From EverybodyWiki Bios & Wiki



John Cauman (born Cambridge, Massachusetts, June 12, 1948) is an art historian who specializes in writing about the art of Henri Matisse. He attended Columbia College (1966–68) and transferred to Bennington College where he earned a B.A. degree in Literature in 1971. He did graduate work at Hunter College, where he received an M.A. Degree in Art History and earned a Ph.D. in Art History from the Graduate Center of the City University of New York in 2000. His dissertation was entitled "Matisse and America, 1905-1933."

He taught art history at Parsons School of Design (1980-81, 1989-90) and School of Visual Arts (1981-82), as well as at several elite private prep-schools in New York City: Horace Mann (1983-84), The Dalton School (1984-85), and The Spence School.

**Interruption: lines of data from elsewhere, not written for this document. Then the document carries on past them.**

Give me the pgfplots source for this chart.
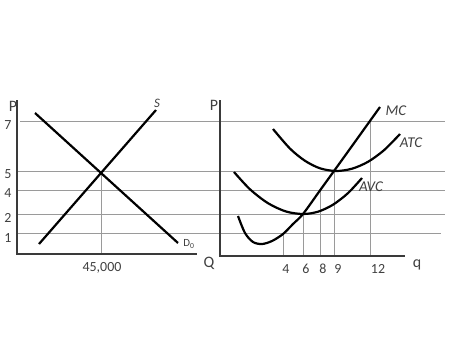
\documentclass[border=0pt]{standalone}
\usepackage{pgfplots}
\pgfplotsset{compat=1.18}
\usepackage{fontspec}
\setmainfont{Carlito}
\definecolor{gridg}{HTML}{9A9A9A}
\definecolor{axg}{HTML}{3A3A3A}
\definecolor{txt}{HTML}{404040}
\tikzset{lbl/.style={font=\fontsize{14}{16}\selectfont, text=txt, inner sep=0pt}}
\begin{document}
\begin{tikzpicture}
\begin{axis}[
  width=470bp, height=352bp, scale only axis,
  xmin=0, xmax=470, ymin=0, ymax=352, y dir=reverse,
  hide axis, clip=false,
]
\addplot[draw=none] coordinates {(0,0) (470,352)};
% horizontal price lines across both panels
\addplot[gridg, line width=0.9bp] coordinates {(20,121) (445,121)};
\addplot[gridg, line width=0.9bp] coordinates {(17,171) (445,171)};
\addplot[gridg, line width=0.9bp] coordinates {(17,190) (445,190)};
\addplot[gridg, line width=0.9bp] coordinates {(17,214) (445,214)};
\addplot[gridg, line width=0.9bp] coordinates {(17,233) (441,233)};
% drop lines
\addplot[gridg, line width=0.9bp] coordinates {(101,171) (101,254)};
\addplot[gridg, line width=0.9bp] coordinates {(283,234) (283,256)};
\addplot[gridg, line width=0.9bp] coordinates {(303,214) (303,256)};
\addplot[gridg, line width=0.9bp] coordinates {(320,190) (320,256)};
\addplot[gridg, line width=0.9bp] coordinates {(334,171) (334,256)};
\addplot[gridg, line width=0.9bp] coordinates {(370,121) (370,256)};
% axes
\addplot[axg, line width=1.5bp] coordinates {(17,100) (17,254) (197,254)};
\addplot[axg, line width=1.5bp] coordinates {(220,100) (220,256) (405,256)};
% market: demand and supply
\addplot[black, line width=2.2bp] coordinates {(35,113) (178,243)};
\addplot[black, line width=2.2bp] coordinates {(39,244) (156,110)};
% firm: MC, ATC, AVC
\addplot[black, line width=2.2bp, smooth] coordinates {
  (238,216) (245,233) (253,242) (262,244) (272,241) (283,234) (293,224) (303,214) (320,190.4) (334,171) (352,146) (369,122.3) (380,107)};
\addplot[black, line width=2.2bp, smooth] coordinates {
  (273,129) (290,148.6) (305,160.8) (320,168.3) (336,171) (352,168.7) (368,161.8) (384,150.2) (400,134)};
\addplot[black, line width=2.2bp, smooth] coordinates {
  (234,172) (250,189.3) (268,203.2) (286,211.5) (303,214) (318,211.7) (333,204.7) (348,193.1) (362,178)};
% labels
\node[lbl, font=\fontsize{16}{18}\selectfont] at (13,106) {P};
\node[lbl] at (8,125) {7};
\node[lbl] at (8,174) {5};
\node[lbl] at (8,193) {4};
\node[lbl] at (8,218) {2};
\node[lbl] at (8,238) {1};
\node[lbl] at (102,268) {45,000};
\node[lbl, font=\fontsize{13}{15}\selectfont\itshape] at (157,103) {S};
\node[lbl, font=\fontsize{11}{12}\selectfont] at (189,244) {D\textsubscript{0}};
\node[lbl, font=\fontsize{16}{18}\selectfont] at (209,263) {Q};
\node[lbl, font=\fontsize{16}{18}\selectfont] at (214,105) {P};
\node[lbl] at (286,269) {4};
\node[lbl] at (306,269) {6};
\node[lbl] at (323,269) {8};
\node[lbl] at (338,269) {9};
\node[lbl] at (378,269) {12};
\node[lbl, font=\fontsize{16}{18}\selectfont] at (417,265) {q};
\node[lbl, font=\fontsize{15}{17}\selectfont\itshape] at (396,111) {MC};
\node[lbl, font=\fontsize{15}{17}\selectfont\itshape] at (411,143) {ATC};
\node[lbl, font=\fontsize{15}{17}\selectfont\itshape] at (371,187) {AVC};
\end{axis}
\end{tikzpicture}
\end{document}
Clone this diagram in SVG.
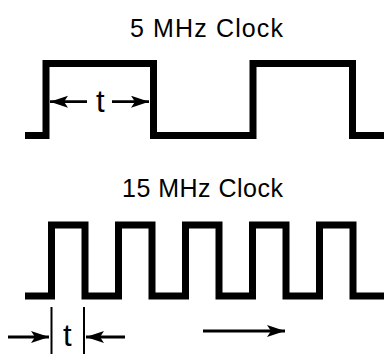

He is the author of numerous articles and exhibition catalogs, most notably Matisse and American Art, a show that he co-curated at the Montclair Art Museum in 2017 and which was widely reviewed.[1] He wrote the introductory text to Inheriting Cubism: The Impact of Cubism on American Art 1909-1936, a show at the Hollis Taggart Gallery, New York, in 2001, as well as an article on Matisse for Modern Art in America: Alfred Stieglitz and His New York Galleries, an exhibition held at the National Gallery of Art in Washington, D.C., in 2001. More recently, he was the author of Matisse in 50 Works[2] and Van Gogh in 50 Works, both Pavilion Books, London, 2019.